**REQUIRED TASK**
Among the lines below, count those with "this". Give the total alone.

**SUPPLIED DATA**

## Start

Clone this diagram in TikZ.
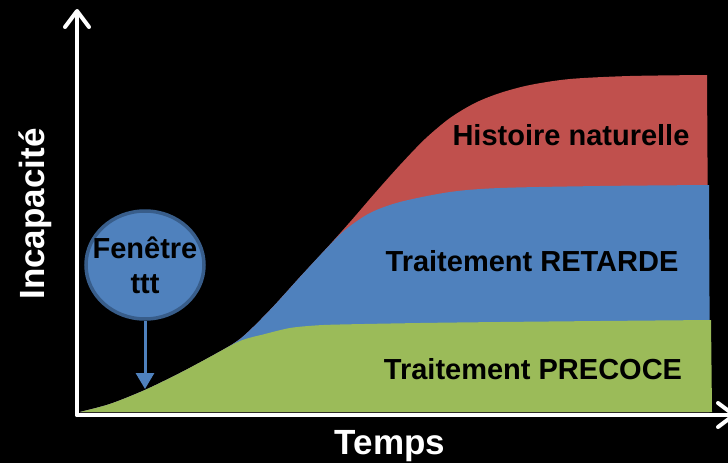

## End
## Start

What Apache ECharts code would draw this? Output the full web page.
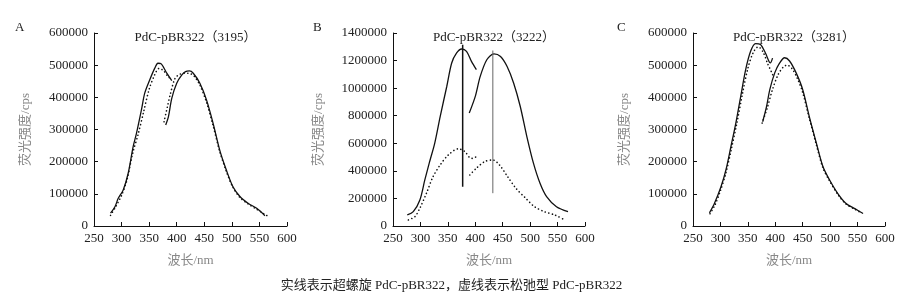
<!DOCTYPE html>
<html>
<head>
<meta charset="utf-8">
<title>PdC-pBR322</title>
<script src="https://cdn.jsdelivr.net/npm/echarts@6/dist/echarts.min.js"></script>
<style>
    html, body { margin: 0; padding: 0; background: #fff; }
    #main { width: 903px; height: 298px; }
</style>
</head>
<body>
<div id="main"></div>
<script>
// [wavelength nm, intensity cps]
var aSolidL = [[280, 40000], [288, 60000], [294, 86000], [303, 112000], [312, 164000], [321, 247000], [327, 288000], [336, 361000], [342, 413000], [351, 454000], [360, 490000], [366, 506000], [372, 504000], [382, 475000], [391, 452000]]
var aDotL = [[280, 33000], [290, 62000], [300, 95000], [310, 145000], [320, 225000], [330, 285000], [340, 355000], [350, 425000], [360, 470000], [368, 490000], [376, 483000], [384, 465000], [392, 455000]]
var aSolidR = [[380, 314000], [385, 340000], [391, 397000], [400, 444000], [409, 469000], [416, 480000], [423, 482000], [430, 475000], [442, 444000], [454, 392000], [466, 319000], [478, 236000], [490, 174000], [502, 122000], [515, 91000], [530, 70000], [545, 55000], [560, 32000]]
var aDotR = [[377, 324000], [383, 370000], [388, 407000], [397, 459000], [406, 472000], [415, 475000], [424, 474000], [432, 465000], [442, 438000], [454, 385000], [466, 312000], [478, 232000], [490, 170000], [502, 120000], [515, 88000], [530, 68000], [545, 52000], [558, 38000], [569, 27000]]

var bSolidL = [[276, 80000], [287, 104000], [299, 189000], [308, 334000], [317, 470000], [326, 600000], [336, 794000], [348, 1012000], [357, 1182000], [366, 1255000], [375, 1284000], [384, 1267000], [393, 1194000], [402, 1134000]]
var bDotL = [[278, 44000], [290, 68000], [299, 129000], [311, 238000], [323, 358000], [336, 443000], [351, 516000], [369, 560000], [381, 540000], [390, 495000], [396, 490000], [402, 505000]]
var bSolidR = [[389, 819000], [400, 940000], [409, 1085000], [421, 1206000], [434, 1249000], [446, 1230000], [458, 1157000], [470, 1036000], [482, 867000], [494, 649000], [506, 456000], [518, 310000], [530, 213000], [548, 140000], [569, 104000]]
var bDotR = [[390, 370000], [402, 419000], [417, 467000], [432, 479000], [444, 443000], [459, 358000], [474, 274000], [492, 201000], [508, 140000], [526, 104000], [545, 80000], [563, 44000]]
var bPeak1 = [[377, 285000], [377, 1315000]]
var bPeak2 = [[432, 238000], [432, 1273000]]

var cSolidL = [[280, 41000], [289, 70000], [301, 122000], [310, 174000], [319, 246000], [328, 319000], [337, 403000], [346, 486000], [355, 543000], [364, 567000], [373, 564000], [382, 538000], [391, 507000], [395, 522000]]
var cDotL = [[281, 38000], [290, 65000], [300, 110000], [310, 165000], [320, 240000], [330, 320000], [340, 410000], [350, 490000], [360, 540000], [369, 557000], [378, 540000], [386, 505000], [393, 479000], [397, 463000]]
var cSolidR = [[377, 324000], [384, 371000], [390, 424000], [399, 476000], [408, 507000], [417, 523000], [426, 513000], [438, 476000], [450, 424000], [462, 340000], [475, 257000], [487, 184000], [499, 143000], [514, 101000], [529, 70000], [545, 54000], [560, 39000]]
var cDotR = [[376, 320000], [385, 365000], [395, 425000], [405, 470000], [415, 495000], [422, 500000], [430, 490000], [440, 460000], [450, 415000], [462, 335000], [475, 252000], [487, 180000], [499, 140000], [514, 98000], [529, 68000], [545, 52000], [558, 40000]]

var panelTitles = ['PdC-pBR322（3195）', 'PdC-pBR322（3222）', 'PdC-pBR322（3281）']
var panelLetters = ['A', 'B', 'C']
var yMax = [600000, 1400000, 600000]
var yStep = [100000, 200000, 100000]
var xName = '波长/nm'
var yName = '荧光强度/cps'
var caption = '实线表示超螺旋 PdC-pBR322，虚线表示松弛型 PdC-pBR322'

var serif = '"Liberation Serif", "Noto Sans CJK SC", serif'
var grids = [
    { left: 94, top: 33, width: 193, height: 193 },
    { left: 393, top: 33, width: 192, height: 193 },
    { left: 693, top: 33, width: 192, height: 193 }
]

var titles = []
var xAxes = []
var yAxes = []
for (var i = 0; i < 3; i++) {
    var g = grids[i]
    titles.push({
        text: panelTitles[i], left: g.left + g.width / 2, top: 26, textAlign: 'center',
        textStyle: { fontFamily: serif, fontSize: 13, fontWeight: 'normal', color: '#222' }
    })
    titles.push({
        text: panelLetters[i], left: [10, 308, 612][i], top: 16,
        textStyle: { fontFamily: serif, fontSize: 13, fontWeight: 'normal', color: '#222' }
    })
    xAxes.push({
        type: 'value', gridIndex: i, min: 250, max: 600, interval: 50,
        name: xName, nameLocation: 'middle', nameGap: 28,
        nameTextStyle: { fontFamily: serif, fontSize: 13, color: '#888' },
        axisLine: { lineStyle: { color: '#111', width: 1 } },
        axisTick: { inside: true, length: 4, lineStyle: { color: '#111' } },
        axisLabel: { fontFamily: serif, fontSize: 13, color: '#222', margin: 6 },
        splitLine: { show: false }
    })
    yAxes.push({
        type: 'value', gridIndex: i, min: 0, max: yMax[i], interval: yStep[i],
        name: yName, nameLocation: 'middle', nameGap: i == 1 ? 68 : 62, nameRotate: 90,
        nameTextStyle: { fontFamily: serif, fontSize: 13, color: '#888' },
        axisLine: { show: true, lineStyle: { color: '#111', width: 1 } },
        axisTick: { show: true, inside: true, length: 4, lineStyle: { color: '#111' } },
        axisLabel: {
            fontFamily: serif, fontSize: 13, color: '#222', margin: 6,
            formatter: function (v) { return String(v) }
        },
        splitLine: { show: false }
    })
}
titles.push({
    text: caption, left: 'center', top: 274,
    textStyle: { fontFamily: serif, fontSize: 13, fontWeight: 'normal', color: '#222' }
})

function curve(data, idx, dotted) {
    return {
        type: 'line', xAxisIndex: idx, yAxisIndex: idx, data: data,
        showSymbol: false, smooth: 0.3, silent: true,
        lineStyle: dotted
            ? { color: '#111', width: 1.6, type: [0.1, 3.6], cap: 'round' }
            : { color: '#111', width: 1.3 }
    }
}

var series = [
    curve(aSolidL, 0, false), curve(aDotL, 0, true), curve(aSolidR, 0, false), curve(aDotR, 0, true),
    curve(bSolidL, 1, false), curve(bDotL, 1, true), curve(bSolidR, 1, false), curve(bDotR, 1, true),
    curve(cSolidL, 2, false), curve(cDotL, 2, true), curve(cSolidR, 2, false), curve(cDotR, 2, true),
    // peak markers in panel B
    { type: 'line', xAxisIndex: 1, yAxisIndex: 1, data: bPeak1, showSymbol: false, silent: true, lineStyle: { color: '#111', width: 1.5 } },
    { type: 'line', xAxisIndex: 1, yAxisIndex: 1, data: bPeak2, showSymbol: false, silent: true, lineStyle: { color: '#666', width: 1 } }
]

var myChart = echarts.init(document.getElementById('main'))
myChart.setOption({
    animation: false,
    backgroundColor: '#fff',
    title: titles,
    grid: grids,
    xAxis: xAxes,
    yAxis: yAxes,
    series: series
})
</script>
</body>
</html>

## End

**REPLY TO THE EXERCISE**
2